You can also choose to use barrier methods during genital-involving sex -- especially with new sexual partners -- to reduce the chances of exposure, or of providing "reinforcements" to an existing infection. (This is a somewhat controversial theory, but I recall that seen it proposed in some studies. If I recall correctly, it went something like: HPV issues clear up faster when people use condoms, versus the controls who continue to have PIV sex without condoms. The speculation is that the HPV gets "reinforcements" so that the immune system can't make significant inroads on the issue. I can dig up the studies again with a little work, I suspect.)

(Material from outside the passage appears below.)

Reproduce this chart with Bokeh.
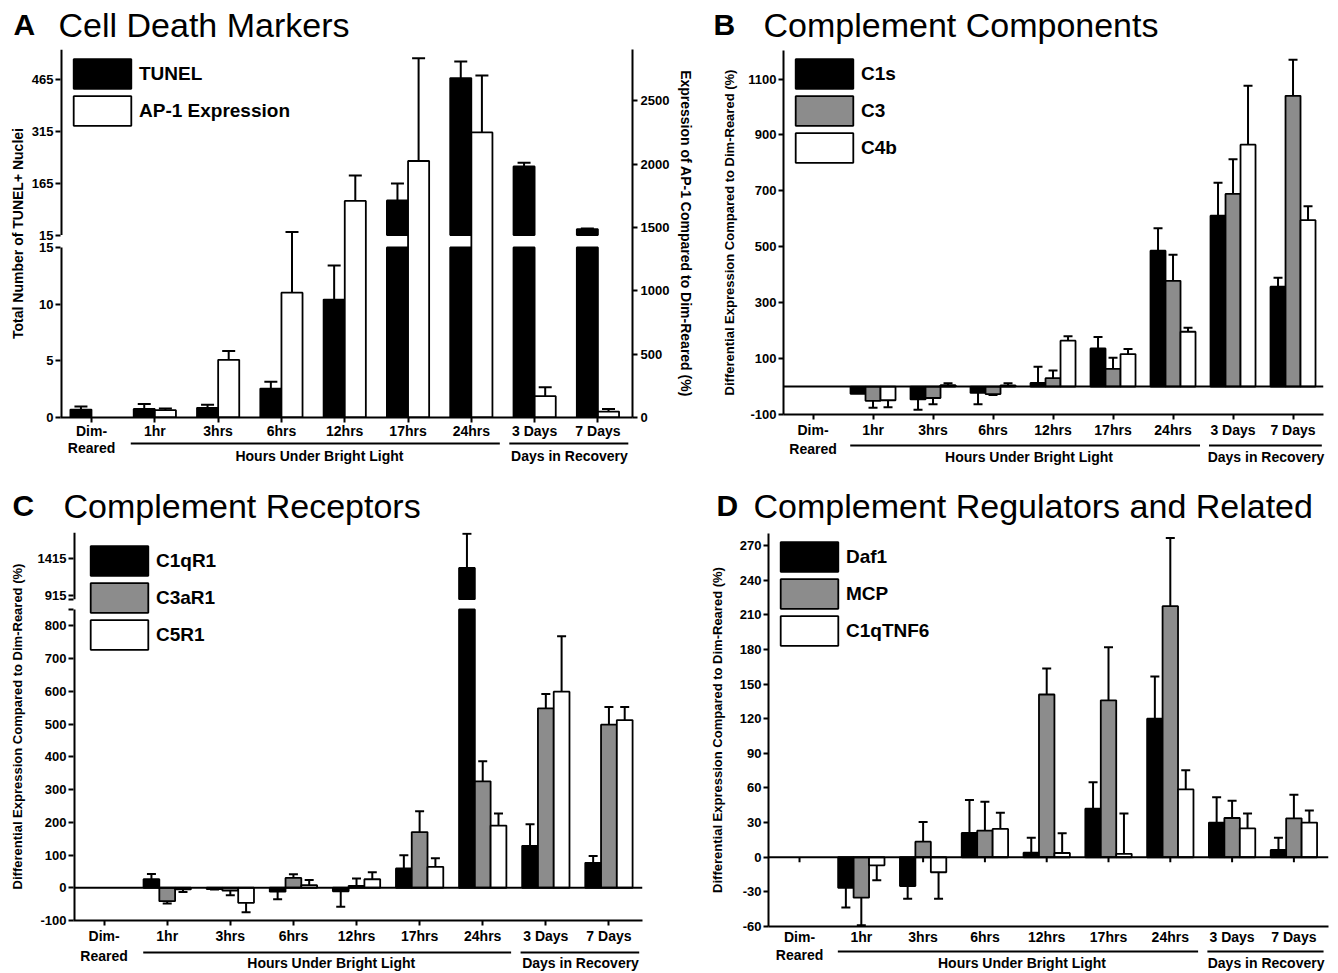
from bokeh.plotting import figure
from bokeh.models import (Range1d, LinearAxis, FixedTicker, Whisker, TeeHead,
                          ColumnDataSource, Label, Legend, LegendItem, Span)
from bokeh.layouts import row, column
from bokeh.embed import file_html
from bokeh.resources import INLINE

# ---------------------------------------------------------------- data
categories = ["Dim-Reared", "1hr", "3hrs", "6hrs", "12hrs", "17hrs", "24hrs", "3 Days", "7 Days"]
tick_labels = ["Dim-", "1hr", "3hrs", "6hrs", "12hrs", "17hrs", "24hrs", "3 Days", "7 Days"]
tick_label_second_line = "Reared"
group_names = ["Hours Under Bright Light", "Days in Recovery"]

# Panel A - Cell Death Markers
tunel = [0.7, 0.75, 0.85, 2.55, 10.4, 115, 468, 213, 32]
tunel_err = [0.27, 0.45, 0.27, 0.6, 3.0, 49, 48, 11, 2]
ap1 = [None, 58, 455, 985, 1710, 2025, 2250, 168, 47]
ap1_err = [None, 13, 70, 480, 200, 810, 450, 70, 20]
tunel_low_ticks = [0, 5, 10, 15]
tunel_up_ticks = [15, 165, 315, 465]
ap1_ticks = [0, 500, 1000, 1500, 2000, 2500]

# Panel B - Complement Components
c1s = [None, -26, -46, -23, 13, 136, 486, 611, 357]
c1s_err = [None, 0, 37, 40, 58, 41, 80, 118, 32]
c3 = [None, -51, -41, -27, 30, 63, 378, 689, 1040]
c3_err = [None, 25, 22, 3, 27, 40, 93, 124, 129]
c4b = [None, -49, 5, 4, 164, 116, 196, 865, 595]
c4b_err = [None, 25, 7, 8, 16, 18, 14, 211, 50]
b_ticks = [-100, 100, 300, 500, 700, 900, 1100]

# Panel C - Complement Receptors
c1qr1 = [None, 26, -4, -12, -11, 59, 1290, 128, 76]
c1qr1_err = [None, 16, 1, 23, 47, 40, 460, 66, 21]
c3ar1 = [None, -41, -9, 30, 6, 170, 325, 548, 498]
c3ar1_err = [None, 7, 14, 11, 22, 64, 61, 44, 54]
c5r1 = [None, -5, -46, 8, 26, 64, 190, 599, 512]
c5r1_err = [None, 8, 29, 16, 21, 26, 37, 169, 40]
c_low_ticks = [-100, 0, 100, 200, 300, 400, 500, 600, 700, 800]
c_up_ticks = [915, 1415]

# Panel D - Complement Regulators and Related
daf1 = [None, -26.5, -25, 21, 4, 42, 120, 30, 6.3]
daf1_err = [None, 17, 11, 28.5, 13, 23, 36.6, 22, 10.7]
mcp = [None, -35, 13.5, 23, 141, 136, 217.5, 34, 33.7]
mcp_err = [None, 24, 17, 25, 22.5, 46, 59, 15, 20.5]
c1qtnf6 = [None, -7, -13, 24.5, 3.7, 3, 58.8, 25, 30]
c1qtnf6_err = [None, 13, 23, 14, 17, 35, 16.5, 13, 10.6]
d_ticks = [-60, -30, 0, 30, 60, 90, 120, 150, 180, 210, 240, 270]

# ---------------------------------------------------------------- styles / geometry
FONT = "Liberation Sans"
BLACK, GRAY, WHITE = "#000000", "#8c8c8c", "#ffffff"


def geom(W, bl, br, bt, fh, bb, xr, yr, t, s):
    return dict(W=W, bl=bl, br=br, bt=bt, bb=bb, fh=fh, H=bt + fh + bb, xr=xr, yr=yr,
                fw=W - bl - br, t=t, s=s)


# width, borders, frame height, x/y ranges, title-strip height, group-strip height
GA = geom(705, 60, 73, 5, 368, 24, (-0.49, 8.546), (0, 2905), 44, 37)
GB = geom(631, 78, 13, 5, 366, 24, (-0.492, 8.508), (-100, 1202), 45, 38)
GC = geom(705, 73, 63, 5, 390, 24, (-0.485, 8.532), (-100, 1085), 49, 25)
GD = geom(631, 63, 8, 5, 394, 20, (-0.502, 8.56), (-60, 280.5), 50, 24)

# broken axis mappings
A_BRK = dict(low_top=15, up_start=15,
             low=lambda v: v * 89.5,
             up=lambda v: 1440 + (v - 15) * 2.736)
C_BRK = dict(low_top=850, up_start=870,
             low=lambda v: v,
             up=lambda v: 881.4 + (v - 870) * 0.227)


def bmap(brk, v):
    if brk is None:
        return v
    return brk["low"](v) if v <= brk["low_top"] else brk["up"](v)


def style_axis(ax, size):
    ax.axis_line_width = 2
    ax.axis_line_color = BLACK
    ax.major_tick_line_width = 2
    ax.major_tick_line_color = BLACK
    ax.major_tick_in = 0
    ax.major_tick_out = 5
    ax.minor_tick_line_color = None
    ax.major_label_text_font = FONT
    ax.major_label_text_font_size = f"{size}px"
    ax.major_label_text_font_style = "bold"
    ax.major_label_text_color = BLACK
    ax.major_label_standoff = 2
    ax.axis_label_text_font = FONT
    ax.axis_label_text_font_style = "bold"
    ax.axis_label_text_color = BLACK


def make_panel(g, yticks, overrides, ylabel, ylabel_size, ylabel_standoff):
    p = figure(width=g["W"], height=g["H"], x_range=Range1d(*g["xr"]), y_range=Range1d(*g["yr"]),
               output_backend="svg", toolbar_location=None,
               min_border_left=g["bl"], min_border_right=g["br"],
               min_border_top=g["bt"], min_border_bottom=g["bb"])
    p.frame_align = False
    p.grid.visible = False
    p.outline_line_color = None
    xa = p.xaxis[0]
    xa.ticker = FixedTicker(ticks=list(range(len(categories))))
    xa.major_label_overrides = {i: t for i, t in enumerate(tick_labels)}
    style_axis(xa, 14)
    ya = p.yaxis[0]
    ya.ticker = FixedTicker(ticks=yticks)
    ya.major_label_overrides = overrides if overrides else {t: str(t) for t in yticks}
    style_axis(ya, 13)
    ya.axis_label = ylabel
    ya.axis_label_text_font_size = f"{ylabel_size}px"
    ya.axis_label_standoff = ylabel_standoff
    return p


def make_strip(W, H, xr):
    p = figure(width=W, height=H, x_range=xr, y_range=Range1d(H, 0),
               output_backend="svg", toolbar_location=None,
               x_axis_type=None, y_axis_type=None, min_border=0)
    p.frame_align = False
    p.grid.visible = False
    p.outline_line_color = None
    return p


def title_strip(g, letter, title, lx, tx, cy):
    p = make_strip(g["W"], g["t"], Range1d(0, g["W"]))
    p.add_layout(Label(x=lx, y=cy, text=letter, text_font=FONT, text_font_size="30px",
                       text_font_style="bold", text_baseline="middle", text_align="left",
                       text_color=BLACK))
    p.add_layout(Label(x=tx, y=cy, text=title, text_font=FONT, text_font_size="34px",
                       text_font_style="normal", text_baseline="middle", text_align="left",
                       text_color=BLACK))
    return p


SPANS = [(0.62, 6.45), (6.6, 8.48)]
CENTERS = [3.6, 7.55]


def group_strip(g, line_y, reared_y, text_y):
    x0, x1 = g["xr"]
    k = (x1 - x0) / g["fw"]
    p = make_strip(g["W"], g["s"], Range1d(x0 - g["bl"] * k, x1 + g["br"] * k))
    p.segment(x0=[a for a, b in SPANS], y0=[line_y] * len(SPANS),
              x1=[b for a, b in SPANS], y1=[line_y] * len(SPANS),
              line_width=2, line_color=BLACK)
    for cx, name in zip(CENTERS, group_names):
        p.add_layout(Label(x=cx, y=text_y, text=name, text_font=FONT, text_font_size="14px",
                           text_font_style="bold", text_align="center", text_baseline="middle",
                           text_color=BLACK))
    p.add_layout(Label(x=0, y=reared_y, text=tick_label_second_line, text_font=FONT,
                       text_font_size="14px", text_font_style="bold", text_align="center",
                       text_baseline="middle", text_color=BLACK))
    return p


def series_bars(p, vals, offset, width, fill, brk=None):
    lo = dict(x=[], top=[], bottom=[])
    up = dict(x=[], top=[], bottom=[])
    for i, v in enumerate(vals):
        if v is None:
            continue
        x = i + offset
        if brk is None or v <= brk["low_top"]:
            lo["x"].append(x); lo["top"].append(bmap(brk, v)); lo["bottom"].append(0)
        else:
            lo["x"].append(x); lo["top"].append(brk["low"](brk["low_top"])); lo["bottom"].append(0)
            up["x"].append(x); up["bottom"].append(brk["up"](brk["up_start"])); up["top"].append(brk["up"](v))
    r = p.vbar(x="x", top="top", bottom="bottom", width=width, source=ColumnDataSource(lo),
               fill_color=fill, line_color=BLACK, line_width=1.8)
    if up["x"]:
        p.vbar(x="x", top="top", bottom="bottom", width=width, source=ColumnDataSource(up),
               fill_color=fill, line_color=BLACK, line_width=1.8)
    return r


def series_err(p, vals, errs, offset, cap, brk=None):
    pos = dict(base=[], lower=[], upper=[])
    neg = dict(base=[], lower=[], upper=[])
    for i, (v, e) in enumerate(zip(vals, errs)):
        if v is None or not e:
            continue
        if v >= 0:
            pos["base"].append(i + offset); pos["lower"].append(bmap(brk, v)); pos["upper"].append(bmap(brk, v + e))
        else:
            neg["base"].append(i + offset); neg["lower"].append(bmap(brk, v - e)); neg["upper"].append(bmap(brk, v))
    if pos["base"]:
        p.add_layout(Whisker(source=ColumnDataSource(pos), base="base", lower="lower", upper="upper",
                             dimension="height", line_width=2, line_color=BLACK, lower_head=None,
                             upper_head=TeeHead(size=cap, line_width=2, line_color=BLACK)))
    if neg["base"]:
        p.add_layout(Whisker(source=ColumnDataSource(neg), base="base", lower="lower", upper="upper",
                             dimension="height", line_width=2, line_color=BLACK, upper_head=None,
                             lower_head=TeeHead(size=cap, line_width=2, line_color=BLACK)))


def add_legend(p, items, margin):
    lg = Legend(items=[LegendItem(label=l, renderers=[r]) for l, r in items],
                location="top_left", margin=margin, padding=5, spacing=0,
                glyph_width=72, glyph_height=37, label_standoff=1,
                label_text_font=FONT, label_text_font_size="19px", label_text_font_style="bold",
                label_text_color=BLACK, border_line_color=None, background_fill_alpha=0)
    p.add_layout(lg)


def zero_line(p):
    p.add_layout(Span(location=0, dimension="width", line_color=BLACK, line_width=2))


# ---------------------------------------------------------------- Panel A
a_over = {}
for t in tunel_low_ticks:
    a_over[round(A_BRK["low"](t))] = str(t)
for t in tunel_up_ticks:
    a_over[round(A_BRK["up"](t))] = str(t)
pA = make_panel(GA, list(a_over.keys()), a_over, "Total Number of TUNEL+ Nuclei", 14, 3)
pA.xaxis[0].major_label_standoff = 0
pA.yaxis[0].axis_line_color = None
xa0 = GA["xr"][0]
pA.segment(x0=[xa0, xa0], y0=[GA["yr"][0], A_BRK["up"](15)], x1=[xa0, xa0],
           y1=[A_BRK["low"](15), GA["yr"][1]], line_width=4, line_color=BLACK)
ra = LinearAxis(ticker=FixedTicker(ticks=ap1_ticks), axis_label="Expression of AP-1 Compared to Dim-Reared (%)")
style_axis(ra, 13)
ra.major_label_overrides = {t: str(t) for t in ap1_ticks}
ra.major_label_standoff = 3
ra.axis_label_text_font_size = "14px"
ra.axis_label_standoff = 6
pA.add_layout(ra, "right")
rA1 = series_bars(pA, tunel, -0.167, 0.333, BLACK, A_BRK)
rA2 = series_bars(pA, ap1, 0.167, 0.333, WHITE)
series_err(pA, tunel, tunel_err, -0.167, 13, A_BRK)
series_err(pA, ap1, ap1_err, 0.167, 13)
add_legend(pA, [("TUNEL", rA1), ("AP-1 Expression", rA2)], 6)
tA = title_strip(GA, "A", "Cell Death Markers", 13, 58, 24)
gA = group_strip(GA, 2, 6, 14)

# ---------------------------------------------------------------- Panel B
pB = make_panel(GB, b_ticks, None, "Differential Expression Compared to Dim-Reared (%)", 13, 8)
zero_line(pB)
rB = [series_bars(pB, v, o, 0.25, c) for v, o, c in
      [(c1s, -0.25, BLACK), (c3, 0.0, GRAY), (c4b, 0.25, WHITE)]]
for v, e, o in [(c1s, c1s_err, -0.25), (c3, c3_err, 0.0), (c4b, c4b_err, 0.25)]:
    series_err(pB, v, e, o, 9)
add_legend(pB, list(zip(["C1s", "C3", "C4b"], rB)), 5)
tB = title_strip(GB, "B", "Complement Components", 8, 58, 24)
gB = group_strip(GB, 5, 8, 16)

# ---------------------------------------------------------------- Panel C
c_over = {t: str(t) for t in c_low_ticks}
c_over[C_BRK["low_top"]] = ""
c_over[round(C_BRK["up"](C_BRK["up_start"]))] = ""
for t in c_up_ticks:
    c_over[round(C_BRK["up"](t))] = str(t)
pC = make_panel(GC, list(c_over.keys()), c_over, "Differential Expression Compared to Dim-Reared (%)", 13, 10)
pC.yaxis[0].axis_line_color = None
xc0 = GC["xr"][0]
pC.segment(x0=[xc0, xc0], y0=[GC["yr"][0], C_BRK["up"](C_BRK["up_start"])], x1=[xc0, xc0],
           y1=[C_BRK["low_top"], GC["yr"][1]], line_width=4, line_color=BLACK)
zero_line(pC)
rC = [series_bars(pC, v, o, 0.25, c, C_BRK) for v, o, c in
      [(c1qr1, -0.25, BLACK), (c3ar1, 0.0, GRAY), (c5r1, 0.25, WHITE)]]
for v, e, o in [(c1qr1, c1qr1_err, -0.25), (c3ar1, c3ar1_err, 0.0), (c5r1, c5r1_err, 0.25)]:
    series_err(pC, v, e, o, 9, C_BRK)
add_legend(pC, list(zip(["C1qR1", "C3aR1", "C5R1"], rC)), 10)
tC = title_strip(GC, "C", "Complement Receptors", 12, 63, 27)
gC = group_strip(GC, 6, 9, 16)

# ---------------------------------------------------------------- Panel D
pD = make_panel(GD, d_ticks, None, "Differential Expression Compared to Dim-Reared (%)", 13, 12)
pD.xaxis[0].major_tick_out = 0
pD.xaxis[0].major_label_standoff = 2
zero_line(pD)
d_tick_len = 5 * (GD["yr"][1] - GD["yr"][0]) / GD["fh"]
pD.segment(x0=list(range(len(categories))), y0=[0] * len(categories),
           x1=list(range(len(categories))), y1=[-d_tick_len] * len(categories),
           line_width=2, line_color=BLACK)
rD = [series_bars(pD, v, o, 0.25, c) for v, o, c in
      [(daf1, -0.25, BLACK), (mcp, 0.0, GRAY), (c1qtnf6, 0.25, WHITE)]]
for v, e, o in [(daf1, daf1_err, -0.25), (mcp, mcp_err, 0.0), (c1qtnf6, c1qtnf6_err, 0.25)]:
    series_err(pD, v, e, o, 9)
add_legend(pD, list(zip(["Daf1", "MCP", "C1qTNF6"], rD)), 5)
tD = title_strip(GD, "D", "Complement Regulators and Related", 11, 48, 27)
gD = group_strip(GD, 4, 7, 15)

layout = column(row(column(tA, pA, gA), column(tB, pB, gB)),
                row(column(tC, pC, gC), column(tD, pD, gD)))
open("out.html", "w").write(file_html(layout, INLINE, title="Complement expression"))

I don't know about colposcopies, though. Sorry!
no subject
Date: 2011-12-14 10:00 pm (UTC)http://www.ncbi.nlm.nih.gov/pubmed/14566832
http://findarticles.com/p/articles/mi_m0CYD/is_10_40/ai_n13806938/
no subject
Date: 2011-12-14 10:41 pm (UTC)no subject
Date: 2011-12-17 09:38 am (UTC)And thank you for the advice, since finding out about my HPV I've been trying to be really good with my body- -cut down on my drinking and getting back to exercising. Hopefully my immune system will be good to me!
no subject
Date: 2011-12-14 11:07 pm (UTC)no subject
Date: 2011-12-17 09:40 am (UTC)no subject
Date: 2011-12-17 03:41 pm (UTC)The only caveat here is that if you think it may have been fresh blood as opposed to period blood, it might be worth getting checked out. If it was clearly old blood (or mucusy, like period blood often is) I would worry less than if it was bright red and thin.